91 Sentra AC Pg2.pdf







drive.google.com





Links are for wiring diagrams for your AC. They're a little hard to wade through because they show all the possible permutations for A/T and M/T, but the short story is, it's two single-speed types using only the Sub-Relay if you have M/T, a pair of two-speed types using three relays if you have A/T. I'm assuming you're A/T, so Relay1 will run both fans together on low speed, Relay2 will run Fan1 on high speed and Relay3 will run Fan2 on high speed. I think Fan2 is your A/C fan and should run on high anytime the compressor is on. Fan1 and the Fan2 low speed winding will respond to engine conditions and not the A/C. You can see there's a thermal cutout on the compressor line that the ECM has no control over, and unless that's active the ECM controls the compressor based on the Dual-Pressure Switch and Thermo Switch inputs (the Thermo is usually on the evap. By monitoring the cutout, Dual-Pressure and Thermo, you can probably figure out what's causing the long cycle times (they do seem a bit longer than normal for a cycling-clutch system).

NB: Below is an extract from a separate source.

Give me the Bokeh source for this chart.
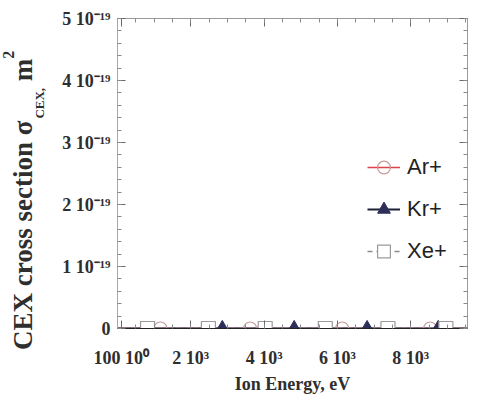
from bokeh.plotting import figure
from bokeh.layouts import row
from bokeh.models import Range1d, FixedTicker, LinearAxis, Legend, LegendItem, Div
from bokeh.embed import file_html
from bokeh.resources import INLINE

# ---------------- data ----------------
# x: ion energy (eV); y: CEX cross section in units of 1e-19 m^2
energy_ticks = [100, 2000, 4000, 6000, 8000]
energy_tick_labels = ["100 10\u2070", "2 10\u00b3", "4 10\u00b3", "6 10\u00b3", "8 10\u00b3"]
energy_minor = [0, 500, 1000, 1500, 2000, 2500, 3000, 3500, 4000, 4500, 5000,
                5500, 6000, 6500, 7000, 7500, 8000, 8500, 9000, 9500]
sigma_ticks = [0, 1, 2, 3, 4, 5]
sigma_tick_labels = ["0", "1 10\u207b\u00b9\u2079", "2 10\u207b\u00b9\u2079",
                     "3 10\u207b\u00b9\u2079", "4 10\u207b\u00b9\u2079", "5 10\u207b\u00b9\u2079"]
sigma_minor = [0, 0.2, 0.4, 0.6, 0.8, 1, 1.2, 1.4, 1.6, 1.8, 2, 2.2, 2.4, 2.6, 2.8,
               3, 3.2, 3.4, 3.6, 3.8, 4, 4.2, 4.4, 4.6, 4.8, 5]

line_energy = [0, 9550]
line_sigma = [0, 0]

ar_energy = [1170, 3620, 6130, 8530]
ar_sigma = [0, 0, 0, 0]
kr_energy = [2860, 4820, 6810, 8750]
kr_sigma = [0, 0, 0, 0]
xe_energy = [820, 2480, 4030, 5670, 7380, 8960]
xe_sigma = [0, 0, 0, 0, 0, 0]

SERIF = "Liberation Serif"
TXT = "#2e2e2e"

# ---------------- main figure ----------------
p = figure(width=430, height=396, x_range=Range1d(0, 9550), y_range=Range1d(0, 5),
           output_backend="svg", toolbar_location=None,
           min_border_left=67, min_border_right=13, min_border_top=18, min_border_bottom=66)
p.xgrid.visible = False
p.ygrid.visible = False
p.outline_line_color = "#9a9a9a"

xt = FixedTicker(ticks=energy_ticks, minor_ticks=energy_minor)
yt = FixedTicker(ticks=sigma_ticks, minor_ticks=sigma_minor)

def style_axis(ax, ticker, labels=None, ticks=None, hide=False):
    ax.ticker = ticker
    ax.major_tick_in = 8
    ax.major_tick_out = 0
    ax.minor_tick_in = 4
    ax.minor_tick_out = 0
    ax.major_tick_line_color = "#6a6a6a"
    ax.minor_tick_line_color = "#8a8a8a"
    if hide:
        ax.major_label_text_color = None
        ax.major_label_text_font_size = "1px"
        ax.major_label_standoff = 0
        ax.axis_line_color = None
    else:
        ax.major_label_overrides = {t: l for t, l in zip(ticks, labels)}
        ax.major_label_text_font = SERIF
        ax.major_label_text_font_style = "bold"
        ax.major_label_text_font_size = "18px"
        ax.major_label_text_color = TXT

xa = p.xaxis[0]
style_axis(xa, xt, energy_tick_labels, energy_ticks)
xa.major_label_standoff = 19
xa.axis_line_color = "#222222"
xa.axis_label = "Ion Energy, eV"
xa.axis_label_standoff = 3
xa.axis_label_text_font = SERIF
xa.axis_label_text_font_style = "bold"
xa.axis_label_text_font_size = "18px"
xa.axis_label_text_color = TXT

ya = p.yaxis[0]
style_axis(ya, yt, sigma_tick_labels, sigma_ticks)
ya.major_label_standoff = 7
ya.axis_line_color = "#a8a8a8"

top_ax = LinearAxis()
style_axis(top_ax, xt, hide=True)
p.add_layout(top_ax, "above")
right_ax = LinearAxis()
style_axis(right_ax, yt, hide=True)
p.add_layout(right_ax, "right")

xe_line = p.line(line_energy, line_sigma, line_color="#8a8a8a", line_width=1.5, line_dash="5 4")
ar_line = p.line(line_energy, line_sigma, line_color="#e0404a", line_width=1.5)
kr_line = p.line(line_energy, line_sigma, line_color="#1e1f38", line_width=2)

ar_pts = p.scatter(ar_energy, ar_sigma, marker="circle", size=13, fill_color=None,
                   line_color="#c49c9c", line_width=1.2)
kr_pts = p.scatter(kr_energy, kr_sigma, marker="triangle", size=14, fill_color="#2d2f58",
                   line_color="#2d2f58")
xe_pts = p.scatter(xe_energy, xe_sigma, marker="square", size=14, fill_color="white",
                   line_color="#9a9a9a", line_width=1.2)

legend = Legend(items=[LegendItem(label="Ar+", renderers=[ar_line, ar_pts]),
                       LegendItem(label="Kr+", renderers=[kr_line, kr_pts]),
                       LegendItem(label="Xe+", renderers=[xe_line, xe_pts])],
                location=(250, 61), border_line_color=None, background_fill_alpha=0,
                padding=0, margin=0, spacing=10, glyph_width=33, glyph_height=32,
                label_height=32, label_standoff=7,
                label_text_font="Liberation Sans Narrow, Liberation Sans",
                label_text_font_size="22px", label_text_color="#222222")
p.add_layout(legend)

# ---------------- y-axis title (rotated HTML text with sub/superscript) ----------------
ytitle_html = (
    "<div style=\"position:absolute; left:10px; top:350px; transform-origin:0 0; "
    "transform:rotate(-90deg); white-space:nowrap; font-family:'Liberation Serif', serif; "
    "font-weight:bold; font-size:27px; line-height:27px; color:#2e2e2e;\">"
    "CEX cross section \u03c3"
    "<span style=\"font-size:13px; position:relative; top:12px; margin-left:2px;\">CEX,</span>"
    " m<span style=\"font-size:16px; position:relative; top:-18px;\">2</span></div>"
)
ydiv = Div(text=ytitle_html, width=50, height=396, margin=0,
           styles={"position": "relative", "overflow": "visible"})

layout = row(ydiv, p, spacing=0)
open("out.html", "w").write(file_html(layout, INLINE))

Hope this helps you.


----------



## rogoman (Dec 16, 2004)

commuter kw said:


> 91 Sentra E, 1.6 liter, 4 speed manual, 203k, completely stock.
> Have owned for about 20 years. Air conditioning stopped working about 10 years ago as compressor would not come on. Recently I started fixing up the car (the list was long) and now enjoy driving it again so I decided to tackle the AC problem. It is the original R12.
> 
> I checked the low side pressure with the engine off and it was about 110 on a 70 degree day. This seemed very high so I thought that the system overcharge prevented the compressor engaging.
> ...


Check the pressures with the engine fully warmed up and idling. Here's a performance chart:










Here's a cooling fans operation chart taken from a newer Sentra but may help you in understanding it's operation:


----------



## IanH (Feb 11, 2003)

If the freon is low it will shut off, the low pressure switch activates. 
If you charge to get the pressures in chart above it should run fine. If not I would suspect the pressure switches not working correctly but I personally have not seen this. 
Good luck !


----------



## commuter kw (May 22, 2020)

Thank to all for the excellent information. BTW the car is a manual transmission. I removed a little more Freon today and the pressures are now within parameters of the chart posted by rogoman. I did check them with engine at normal operating temperature, which I did not previously. 
I now realize from the schematics and further research that the driver side fan receives a signal from the ecu when AC is turned on, so that seems to function correctly. 
The AC now stays on a little longer with the correct pressures and blows very cold, but still cycles on and off every 1-2 minutes.
However I still have one question. Is the AC supposed to cycle on and off to keep the inside temperature somewhat stable? I haven’t had AC on a car for a long time so I’m not sure if this is normal (so I’m not chasing a problem that is just normal operation). THanks again for the helpful responses!


----------



## IanH (Feb 11, 2003)

The AC will cycle if the evaporator is fully charged with liquid and pressure drops so that the low side switch cuts compressor off but it should continue to blow cold air. My Sentra, SER and Sunny behaved that way. Just out of interest my 2003 Pathfinder had a variable capacity compressor that reduced pumping when pressure was low, and so did not turn off.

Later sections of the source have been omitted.